Miller ordered that Michael Ellis be appointed as general counsel by 6 pm on Saturday, but NSA Director Gen. Paul Nakasone did not follow that order as of the deadline, according to CNN

The Post reported Ellis was tapped for the job back in November by Pentagon General Counsel Paul C. Ney Jr., but he still hasn’t taken the position and has to finish administrative procedures.

His selection came a shortly after Biden was projected to win the presidential election.

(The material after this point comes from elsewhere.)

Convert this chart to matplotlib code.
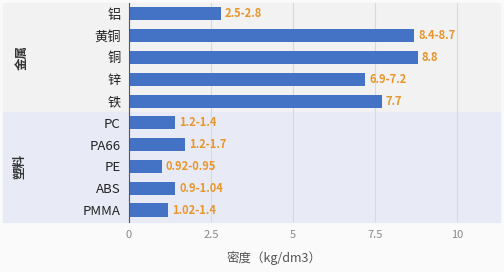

Around the same time, nearly a dozen senior government officials were fired, forced to resign, or resigned in protest, including a political purge at the Defense Department by President Donald Trump.

Several sources told The Post that Nakasone was not in favor of Ellis’s selection to the role and wanted to delay his placement. 

The general counsel position at the NSA is not a political one but a civil servant role, which means it would be harder for the incoming Biden administration to fire him.

Sources told The Post that Nakasone and others are worried that the Trump administration is trying to plant political personnel in a civilian role, which could violate a long-standing policy.

National security legal experts were critical of the effort to install Ellis into the role just a few days before Trump leaves office.

In November, when Ellis’s nomination was first announced, Susan Hennessey, a former NSA attorney, said it “appears to be an attempt to improperly politicize an important career position.”

On Saturday, Hennessy said if Ellis is installed then Biden should remove him on the day he’s inaugurated. 

“At this point, no one should extend this selection process the benefit of the doubt. By all indications, the Trump admin is violating civil service rules and politicizing an apolitical role. If Ellis is installed tonight, Biden should remove him on Day One,” she said in a tweet.